From the above it is somewhat clear (or not) that, the start of each span initiates a "timer" which then on the request's way back (or end of the span) is used to calculate the time the span lasted for. So, we need to have some thing (or things) which has to:
- Emit these data
- Recieve these data
- Allow us to collate them together and make it available to us for each trace or request.
This brings us to our next section.
zipkin is a distributed tracing system which gives us the last two of the above requirements. How we emit these data from our application (the first point above) is dependent on the language we have written the application in and the distributed tracing system we chose for the last two requirements. In our case, py_zipkin solves our problem.
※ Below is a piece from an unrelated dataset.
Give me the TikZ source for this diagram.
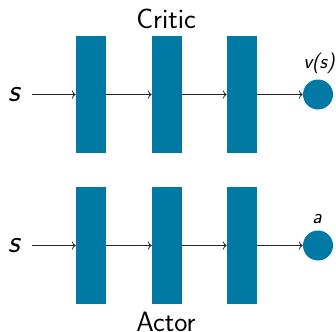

First, we will start zipkin with elasticsearch as the backend as docker containers. So, you need to have docker installed. To get the data in elasticsearch persisted, we will first create a data container as follows:
$ docker create --name esdata openzipkin/zipkin-elasticsearch
Then, download my code from here and:
$ wget .. $ unzip .. $ cd tracing/http_collector $ ./start_zipkin.sh .. .. zipkin | 2017-03-28 03:48:00.936 INFO 9 --- [ main] zipkin.server.ZipkinServer Started ZipkinServer in 7.36 seconds (JVM running for 8.595)
If you now go to http://localhost:9411/ in your browser, you will see the Zipkin Web UI.
Now, let's install the two libraries we need from the requirements.txt via pip install -r requirements.txt.
Let's now start our two services, first the "external" facing demo service:
$ python demo.py * Running on http://127.0.0.1:5000/ (Press CTRL+C to quit) * Restarting with stat * Debugger is active! * Debugger pin code: 961-605-579
Then, the "internal" service 1:
$ python service1.py * Running on http://127.0.0.1:6000/ (Press CTRL+C to quit) * Restarting with stat * Debugger is active! * Debugger pin code: 961-605-579
Now, let's make couple of requests to the demo service using $ curl localhost:5000 twice. If we go back to the Zipkin Web UI and click on "Find Traces", we will see something like this:
If we click on one of the traces, we will see something like this:
As we can see four spans were created (two spans in each service) with the 2nd, 3rd and 4th spans nested inside the first span. The time reported to be spent in each span will become clear next.
Let's look at the demo.py file first:
@zipkin_span(service_name='webapp', span_name='do_stuff') def do_stuff(): time.sleep(5) headers = create_http_headers_for_new_span() requests.get('http://localhost:6000/service1/', headers=headers) return 'OK' @app.route('/') def index(): with zipkin_span( service_name='webapp', span_name='index', transport_handler=http_transport, port=5000, sample_rate=100, #0.05, # Value between 0.0 and 100.0 ): do_stuff() time.sleep(10) return 'OK', 200
We create the first span inside the / handler function index() via the zipkin_span() context manager. We specify the sample_rate=100 meaning it will trace every request (only for demo). The transport_handler specifies "how" the emitted traces are transported to the Zipkin "collector". Here we use the http_transport provided as example by the py_zipkin project.
This handler function calls the do_stuff() function where we create another span, but since it is in the same service, we specify the same service_name and decorate it with the zipkin_span decorator. We have an artificial time delay of 5s before we make a HTTP call to the service1 service. Since we want to continue the current span, we pass in the span data as HTTP headers. These headers are created via the helper function, create_http_headers_for_new_span() provided via py_zipkin.
Let's look at the service1.py file next:
@zipkin_span(service_name='service1', span_name='service1_do_stuff') def do_stuff(): time.sleep(5) return 'OK' @app.route('/service1/') def index(): with zipkin_span( service_name='service1', zipkin_attrs=ZipkinAttrs( trace_id=request.headers['X-B3-TraceID'], span_id=request.headers['X-B3-SpanID'], parent_span_id=request.headers['X-B3-ParentSpanID'], flags=request.headers['X-B3-Flags'], is_sampled=request.headers['X-B3-Sampled'], ), span_name='index_service1', transport_handler=http_transport, port=6000, sample_rate=100, #0.05, # Value between 0.0 and 100.0 ): do_stuff() return 'OK', 200
This is almost the same as our demo service above, but note how we set the zipkin_attrs by making using of the headers we were passed from the demo service aboev. This makes sure that the span of service1 is nested within the span of demo. Note once again, how we introduce artificial delays here once again to make the trace show the time spent in each service more clearly.